**Data excerpt**.

★ ★ ★ ★

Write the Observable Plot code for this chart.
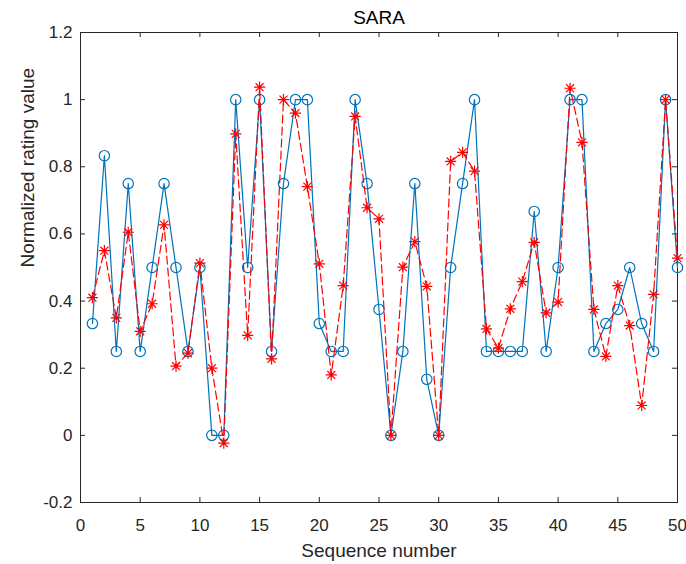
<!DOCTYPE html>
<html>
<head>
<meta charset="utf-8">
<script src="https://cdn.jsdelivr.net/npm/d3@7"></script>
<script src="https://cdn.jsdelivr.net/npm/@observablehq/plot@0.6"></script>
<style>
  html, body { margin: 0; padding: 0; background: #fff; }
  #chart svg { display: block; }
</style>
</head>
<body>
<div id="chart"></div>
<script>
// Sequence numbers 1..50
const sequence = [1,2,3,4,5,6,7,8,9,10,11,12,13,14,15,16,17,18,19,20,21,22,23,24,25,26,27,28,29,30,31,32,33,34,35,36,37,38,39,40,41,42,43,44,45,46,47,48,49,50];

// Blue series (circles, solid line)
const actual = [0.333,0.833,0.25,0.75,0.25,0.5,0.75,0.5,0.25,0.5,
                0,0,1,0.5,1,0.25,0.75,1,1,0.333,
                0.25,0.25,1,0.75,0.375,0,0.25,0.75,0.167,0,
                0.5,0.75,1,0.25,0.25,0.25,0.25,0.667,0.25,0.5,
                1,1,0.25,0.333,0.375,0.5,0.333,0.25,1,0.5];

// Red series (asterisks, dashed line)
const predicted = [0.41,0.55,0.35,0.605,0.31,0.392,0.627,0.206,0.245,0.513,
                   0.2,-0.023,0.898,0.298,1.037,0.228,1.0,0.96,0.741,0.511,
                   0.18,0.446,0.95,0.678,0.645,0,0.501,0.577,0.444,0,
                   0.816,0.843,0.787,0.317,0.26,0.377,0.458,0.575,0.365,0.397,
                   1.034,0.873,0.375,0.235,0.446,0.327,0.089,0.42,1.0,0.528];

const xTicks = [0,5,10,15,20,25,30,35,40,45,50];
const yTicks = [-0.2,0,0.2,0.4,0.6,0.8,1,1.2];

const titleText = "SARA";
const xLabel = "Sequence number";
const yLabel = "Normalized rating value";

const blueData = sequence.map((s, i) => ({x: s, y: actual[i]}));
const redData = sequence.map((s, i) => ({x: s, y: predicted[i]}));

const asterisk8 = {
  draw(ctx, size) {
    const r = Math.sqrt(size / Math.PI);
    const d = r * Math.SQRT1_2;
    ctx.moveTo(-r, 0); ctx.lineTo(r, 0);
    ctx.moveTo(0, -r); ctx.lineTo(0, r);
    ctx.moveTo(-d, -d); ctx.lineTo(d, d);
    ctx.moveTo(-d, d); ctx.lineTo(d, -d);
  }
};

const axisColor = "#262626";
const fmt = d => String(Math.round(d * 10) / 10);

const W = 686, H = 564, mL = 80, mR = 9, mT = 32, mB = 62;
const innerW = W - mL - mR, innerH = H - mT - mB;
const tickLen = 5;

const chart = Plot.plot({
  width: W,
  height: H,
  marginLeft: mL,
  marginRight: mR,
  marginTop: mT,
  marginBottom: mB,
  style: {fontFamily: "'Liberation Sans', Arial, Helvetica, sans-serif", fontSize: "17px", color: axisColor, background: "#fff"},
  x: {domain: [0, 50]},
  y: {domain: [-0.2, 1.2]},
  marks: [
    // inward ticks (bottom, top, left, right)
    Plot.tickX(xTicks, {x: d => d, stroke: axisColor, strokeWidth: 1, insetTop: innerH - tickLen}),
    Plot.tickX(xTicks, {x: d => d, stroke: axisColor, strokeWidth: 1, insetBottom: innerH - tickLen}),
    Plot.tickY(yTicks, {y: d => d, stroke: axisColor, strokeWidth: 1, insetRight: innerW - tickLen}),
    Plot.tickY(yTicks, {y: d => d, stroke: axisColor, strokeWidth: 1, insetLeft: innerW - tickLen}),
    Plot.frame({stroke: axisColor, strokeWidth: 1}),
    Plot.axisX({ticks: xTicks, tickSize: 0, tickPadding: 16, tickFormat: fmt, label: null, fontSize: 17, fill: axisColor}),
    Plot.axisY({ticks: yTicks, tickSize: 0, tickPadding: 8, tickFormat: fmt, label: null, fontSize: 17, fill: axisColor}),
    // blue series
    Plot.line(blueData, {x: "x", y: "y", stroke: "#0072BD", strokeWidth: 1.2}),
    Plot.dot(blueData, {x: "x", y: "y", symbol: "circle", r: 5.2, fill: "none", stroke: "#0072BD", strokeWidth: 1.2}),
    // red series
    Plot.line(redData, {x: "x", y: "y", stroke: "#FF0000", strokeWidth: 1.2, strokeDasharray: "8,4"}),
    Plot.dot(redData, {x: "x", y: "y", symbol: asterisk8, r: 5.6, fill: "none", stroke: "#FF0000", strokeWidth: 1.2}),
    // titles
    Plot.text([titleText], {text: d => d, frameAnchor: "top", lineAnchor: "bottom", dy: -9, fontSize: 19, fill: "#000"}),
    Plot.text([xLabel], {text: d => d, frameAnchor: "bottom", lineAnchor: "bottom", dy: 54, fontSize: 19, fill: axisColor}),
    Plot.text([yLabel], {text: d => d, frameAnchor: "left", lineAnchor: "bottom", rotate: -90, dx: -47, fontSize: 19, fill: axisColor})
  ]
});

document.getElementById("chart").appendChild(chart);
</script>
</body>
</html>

★ ★ ★ ★

**Description of the task**.
Repeat the material above in full and exactly, omitting the pictures.

**Answer to this problem**.
Write the Observable Plot code for this chart.
<!DOCTYPE html>
<html>
<head>
<meta charset="utf-8">
<script src="https://cdn.jsdelivr.net/npm/d3@7"></script>
<script src="https://cdn.jsdelivr.net/npm/@observablehq/plot@0.6"></script>
<style>
  html, body { margin: 0; padding: 0; background: #fff; }
  #chart svg { display: block; }
</style>
</head>
<body>
<div id="chart"></div>
<script>
// Sequence numbers 1..50
const sequence = [1,2,3,4,5,6,7,8,9,10,11,12,13,14,15,16,17,18,19,20,21,22,23,24,25,26,27,28,29,30,31,32,33,34,35,36,37,38,39,40,41,42,43,44,45,46,47,48,49,50];

// Blue series (circles, solid line)
const actual = [0.333,0.833,0.25,0.75,0.25,0.5,0.75,0.5,0.25,0.5,
                0,0,1,0.5,1,0.25,0.75,1,1,0.333,
                0.25,0.25,1,0.75,0.375,0,0.25,0.75,0.167,0,
                0.5,0.75,1,0.25,0.25,0.25,0.25,0.667,0.25,0.5,
                1,1,0.25,0.333,0.375,0.5,0.333,0.25,1,0.5];

// Red series (asterisks, dashed line)
const predicted = [0.41,0.55,0.35,0.605,0.31,0.392,0.627,0.206,0.245,0.513,
                   0.2,-0.023,0.898,0.298,1.037,0.228,1.0,0.96,0.741,0.511,
                   0.18,0.446,0.95,0.678,0.645,0,0.501,0.577,0.444,0,
                   0.816,0.843,0.787,0.317,0.26,0.377,0.458,0.575,0.365,0.397,
                   1.034,0.873,0.375,0.235,0.446,0.327,0.089,0.42,1.0,0.528];

const xTicks = [0,5,10,15,20,25,30,35,40,45,50];
const yTicks = [-0.2,0,0.2,0.4,0.6,0.8,1,1.2];

const titleText = "SARA";
const xLabel = "Sequence number";
const yLabel = "Normalized rating value";

const blueData = sequence.map((s, i) => ({x: s, y: actual[i]}));
const redData = sequence.map((s, i) => ({x: s, y: predicted[i]}));

const asterisk8 = {
  draw(ctx, size) {
    const r = Math.sqrt(size / Math.PI);
    const d = r * Math.SQRT1_2;
    ctx.moveTo(-r, 0); ctx.lineTo(r, 0);
    ctx.moveTo(0, -r); ctx.lineTo(0, r);
    ctx.moveTo(-d, -d); ctx.lineTo(d, d);
    ctx.moveTo(-d, d); ctx.lineTo(d, -d);
  }
};

const axisColor = "#262626";
const fmt = d => String(Math.round(d * 10) / 10);

const W = 686, H = 564, mL = 80, mR = 9, mT = 32, mB = 62;
const innerW = W - mL - mR, innerH = H - mT - mB;
const tickLen = 5;

const chart = Plot.plot({
  width: W,
  height: H,
  marginLeft: mL,
  marginRight: mR,
  marginTop: mT,
  marginBottom: mB,
  style: {fontFamily: "'Liberation Sans', Arial, Helvetica, sans-serif", fontSize: "17px", color: axisColor, background: "#fff"},
  x: {domain: [0, 50]},
  y: {domain: [-0.2, 1.2]},
  marks: [
    // inward ticks (bottom, top, left, right)
    Plot.tickX(xTicks, {x: d => d, stroke: axisColor, strokeWidth: 1, insetTop: innerH - tickLen}),
    Plot.tickX(xTicks, {x: d => d, stroke: axisColor, strokeWidth: 1, insetBottom: innerH - tickLen}),
    Plot.tickY(yTicks, {y: d => d, stroke: axisColor, strokeWidth: 1, insetRight: innerW - tickLen}),
    Plot.tickY(yTicks, {y: d => d, stroke: axisColor, strokeWidth: 1, insetLeft: innerW - tickLen}),
    Plot.frame({stroke: axisColor, strokeWidth: 1}),
    Plot.axisX({ticks: xTicks, tickSize: 0, tickPadding: 16, tickFormat: fmt, label: null, fontSize: 17, fill: axisColor}),
    Plot.axisY({ticks: yTicks, tickSize: 0, tickPadding: 8, tickFormat: fmt, label: null, fontSize: 17, fill: axisColor}),
    // blue series
    Plot.line(blueData, {x: "x", y: "y", stroke: "#0072BD", strokeWidth: 1.2}),
    Plot.dot(blueData, {x: "x", y: "y", symbol: "circle", r: 5.2, fill: "none", stroke: "#0072BD", strokeWidth: 1.2}),
    // red series
    Plot.line(redData, {x: "x", y: "y", stroke: "#FF0000", strokeWidth: 1.2, strokeDasharray: "8,4"}),
    Plot.dot(redData, {x: "x", y: "y", symbol: asterisk8, r: 5.6, fill: "none", stroke: "#FF0000", strokeWidth: 1.2}),
    // titles
    Plot.text([titleText], {text: d => d, frameAnchor: "top", lineAnchor: "bottom", dy: -9, fontSize: 19, fill: "#000"}),
    Plot.text([xLabel], {text: d => d, frameAnchor: "bottom", lineAnchor: "bottom", dy: 54, fontSize: 19, fill: axisColor}),
    Plot.text([yLabel], {text: d => d, frameAnchor: "left", lineAnchor: "bottom", rotate: -90, dx: -47, fontSize: 19, fill: axisColor})
  ]
});

document.getElementById("chart").appendChild(chart);
</script>
</body>
</html>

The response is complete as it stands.